» **Instructions for the task**:
Copy the data below exactly, omitting any picture it contains.

────

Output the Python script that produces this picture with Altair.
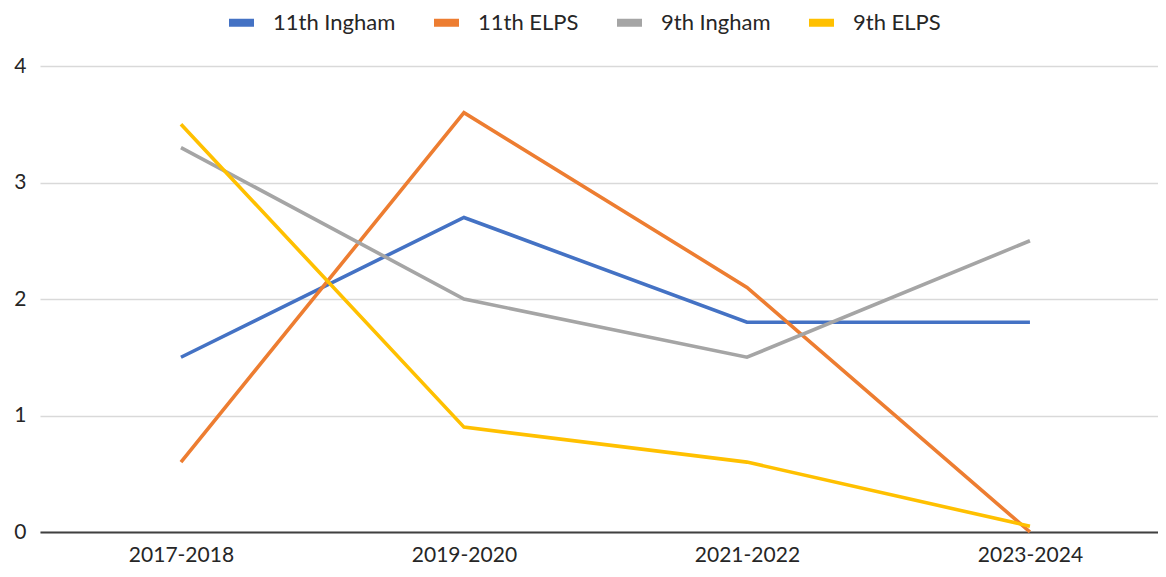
import altair as alt
import pandas as pd

years = ["2017-2018", "2019-2020", "2021-2022", "2023-2024"]
series_names = ["11th Ingham", "11th ELPS", "9th Ingham", "9th ELPS"]
ingham_11 = [1.5, 2.7, 1.8, 1.8]
elps_11 = [0.6, 3.6, 2.1, 0.0]
ingham_9 = [3.3, 2.0, 1.5, 2.5]
elps_9 = [3.5, 0.9, 0.6, 0.05]
colors = ["#4472C4", "#ED7D31", "#A5A5A5", "#FFC000"]

rows = []
for name, vals in zip(series_names, [ingham_11, elps_11, ingham_9, elps_9]):
    for yr, v in zip(years, vals):
        rows.append({"year": yr, "series": name, "value": v})
df = pd.DataFrame(rows)

FONT = "Lato"
TXT = "#262626"

chart = alt.Chart(df).mark_line(strokeWidth=3.6).encode(
    x=alt.X("year:O", sort=years, title=None,
            scale=alt.Scale(type="point", padding=0.4753, align=0.524),
            axis=alt.Axis(labelAngle=0, ticks=False, domainColor="#404040", domainWidth=2,
                          labelPadding=12, labelFontSize=21, labelColor=TXT,
                          labelFont=FONT, grid=False)),
    y=alt.Y("value:Q", title=None, scale=alt.Scale(domain=[0, 4], nice=False),
            axis=alt.Axis(values=[0, 1, 2, 3, 4], ticks=False, domain=False,
                          gridColor="#D9D9D9", gridWidth=1.3, labelPadding=14,
                          labelFontSize=21, labelColor=TXT, labelFont=FONT)),
    color=alt.Color("series:N", sort=series_names,
                    scale=alt.Scale(domain=series_names, range=colors),
                    legend=alt.Legend(title=None, orient="none", direction="horizontal",
                                      legendX=185, legendY=-60,
                                      symbolType="stroke", symbolSize=625,
                                      symbolStrokeWidth=8, labelFontSize=22,
                                      labelFont=FONT, labelColor=TXT,
                                      labelOffset=15, columnPadding=22)),
    order=alt.Order("year:O"),
).properties(
    width=1118, height=466,
    padding={"left": 32, "top": 58, "right": 0, "bottom": 34},
    autosize=alt.AutoSizeParams(type="none"),
).configure_view(stroke=None)

chart.save("out.html", embed_options={"renderer": "svg", "actions": False})
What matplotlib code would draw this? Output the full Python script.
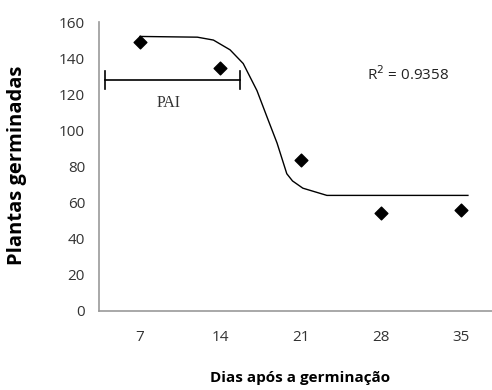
import numpy as np
import matplotlib
matplotlib.use("Agg")
import matplotlib.pyplot as plt

plt.rcParams['font.family'] = ['Open Sans', 'DejaVu Sans']

# observed germinated plants
dias = [7, 14, 21, 28, 35]
plantas = [149, 134.5, 83.5, 54, 56]

# fitted trend curve
curva_x = [7, 12.0, 13.4, 14.85, 16.0, 17.2, 18.1, 18.95, 19.8, 20.3, 21.2, 23.3, 35.6]
curva_y = [152, 151.6, 150, 144.6, 137, 122, 107, 93, 76, 72, 68, 64, 64]

# PAI interval bar
pai_x = [3.95, 15.75]
pai_y = 128

fig = plt.figure(figsize=(4.92, 3.90), dpi=100)
ax = fig.add_axes([99 / 492, 1 - 311 / 390, 1 - 99 / 492, (311 - 22) / 390])

ax.plot(curva_x, curva_y, color='black', lw=1.0, clip_on=False)
ax.scatter(dias, plantas, marker='D', s=42, color='black', zorder=3, clip_on=False)

ax.plot(pai_x, [pai_y, pai_y], color='black', lw=1.2)
for xx in pai_x:
    ax.plot([xx, xx], [pai_y - 5, pai_y + 5], color='black', lw=1.2)
ax.text(9.5, 115, 'PAI', family='Liberation Serif', fontsize=11.5,
        color='#333333', ha='center', va='center')

ax.text(26.8, 131, 'R$^2$ = 0.9358', fontsize=11, color='#222222', va='center')

ax.set_xlim(3.42, 37.7)
ax.set_ylim(0, 160)
ax.set_xticks(dias)
ax.set_yticks(range(0, 161, 20))
ax.tick_params(length=0, labelsize=11, colors='#333333', pad=10)
ax.tick_params(axis='x', pad=14)

for s in ['top', 'right']:
    ax.spines[s].set_visible(False)
for s in ['left', 'bottom']:
    ax.spines[s].set_color('#999999')
    ax.spines[s].set_linewidth(1.2)

ax.set_ylabel('Plantas germinadas', fontsize=14.5, fontweight='bold', va='center')
ax.yaxis.set_label_coords(-(99 - 17) / 393, (311 - 165) / 289)
ax.set_xlabel('Dias após a germinação', fontsize=11, fontweight='bold', va='center')
ax.xaxis.set_label_coords((300 - 99) / 393, -(378 - 311) / 289)

fig.savefig('out.png', dpi=100)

────

» **Result**:
Output the Python script that produces this picture with Altair.
import altair as alt
import pandas as pd

years = ["2017-2018", "2019-2020", "2021-2022", "2023-2024"]
series_names = ["11th Ingham", "11th ELPS", "9th Ingham", "9th ELPS"]
ingham_11 = [1.5, 2.7, 1.8, 1.8]
elps_11 = [0.6, 3.6, 2.1, 0.0]
ingham_9 = [3.3, 2.0, 1.5, 2.5]
elps_9 = [3.5, 0.9, 0.6, 0.05]
colors = ["#4472C4", "#ED7D31", "#A5A5A5", "#FFC000"]

rows = []
for name, vals in zip(series_names, [ingham_11, elps_11, ingham_9, elps_9]):
    for yr, v in zip(years, vals):
        rows.append({"year": yr, "series": name, "value": v})
df = pd.DataFrame(rows)

FONT = "Lato"
TXT = "#262626"

chart = alt.Chart(df).mark_line(strokeWidth=3.6).encode(
    x=alt.X("year:O", sort=years, title=None,
            scale=alt.Scale(type="point", padding=0.4753, align=0.524),
            axis=alt.Axis(labelAngle=0, ticks=False, domainColor="#404040", domainWidth=2,
                          labelPadding=12, labelFontSize=21, labelColor=TXT,
                          labelFont=FONT, grid=False)),
    y=alt.Y("value:Q", title=None, scale=alt.Scale(domain=[0, 4], nice=False),
            axis=alt.Axis(values=[0, 1, 2, 3, 4], ticks=False, domain=False,
                          gridColor="#D9D9D9", gridWidth=1.3, labelPadding=14,
                          labelFontSize=21, labelColor=TXT, labelFont=FONT)),
    color=alt.Color("series:N", sort=series_names,
                    scale=alt.Scale(domain=series_names, range=colors),
                    legend=alt.Legend(title=None, orient="none", direction="horizontal",
                                      legendX=185, legendY=-60,
                                      symbolType="stroke", symbolSize=625,
                                      symbolStrokeWidth=8, labelFontSize=22,
                                      labelFont=FONT, labelColor=TXT,
                                      labelOffset=15, columnPadding=22)),
    order=alt.Order("year:O"),
).properties(
    width=1118, height=466,
    padding={"left": 32, "top": 58, "right": 0, "bottom": 34},
    autosize=alt.AutoSizeParams(type="none"),
).configure_view(stroke=None)

chart.save("out.html", embed_options={"renderer": "svg", "actions": False})
What matplotlib code would draw this? Output the full Python script.
import numpy as np
import matplotlib
matplotlib.use("Agg")
import matplotlib.pyplot as plt

plt.rcParams['font.family'] = ['Open Sans', 'DejaVu Sans']

# observed germinated plants
dias = [7, 14, 21, 28, 35]
plantas = [149, 134.5, 83.5, 54, 56]

# fitted trend curve
curva_x = [7, 12.0, 13.4, 14.85, 16.0, 17.2, 18.1, 18.95, 19.8, 20.3, 21.2, 23.3, 35.6]
curva_y = [152, 151.6, 150, 144.6, 137, 122, 107, 93, 76, 72, 68, 64, 64]

# PAI interval bar
pai_x = [3.95, 15.75]
pai_y = 128

fig = plt.figure(figsize=(4.92, 3.90), dpi=100)
ax = fig.add_axes([99 / 492, 1 - 311 / 390, 1 - 99 / 492, (311 - 22) / 390])

ax.plot(curva_x, curva_y, color='black', lw=1.0, clip_on=False)
ax.scatter(dias, plantas, marker='D', s=42, color='black', zorder=3, clip_on=False)

ax.plot(pai_x, [pai_y, pai_y], color='black', lw=1.2)
for xx in pai_x:
    ax.plot([xx, xx], [pai_y - 5, pai_y + 5], color='black', lw=1.2)
ax.text(9.5, 115, 'PAI', family='Liberation Serif', fontsize=11.5,
        color='#333333', ha='center', va='center')

ax.text(26.8, 131, 'R$^2$ = 0.9358', fontsize=11, color='#222222', va='center')

ax.set_xlim(3.42, 37.7)
ax.set_ylim(0, 160)
ax.set_xticks(dias)
ax.set_yticks(range(0, 161, 20))
ax.tick_params(length=0, labelsize=11, colors='#333333', pad=10)
ax.tick_params(axis='x', pad=14)

for s in ['top', 'right']:
    ax.spines[s].set_visible(False)
for s in ['left', 'bottom']:
    ax.spines[s].set_color('#999999')
    ax.spines[s].set_linewidth(1.2)

ax.set_ylabel('Plantas germinadas', fontsize=14.5, fontweight='bold', va='center')
ax.yaxis.set_label_coords(-(99 - 17) / 393, (311 - 165) / 289)
ax.set_xlabel('Dias após a germinação', fontsize=11, fontweight='bold', va='center')
ax.xaxis.set_label_coords((300 - 99) / 393, -(378 - 311) / 289)

fig.savefig('out.png', dpi=100)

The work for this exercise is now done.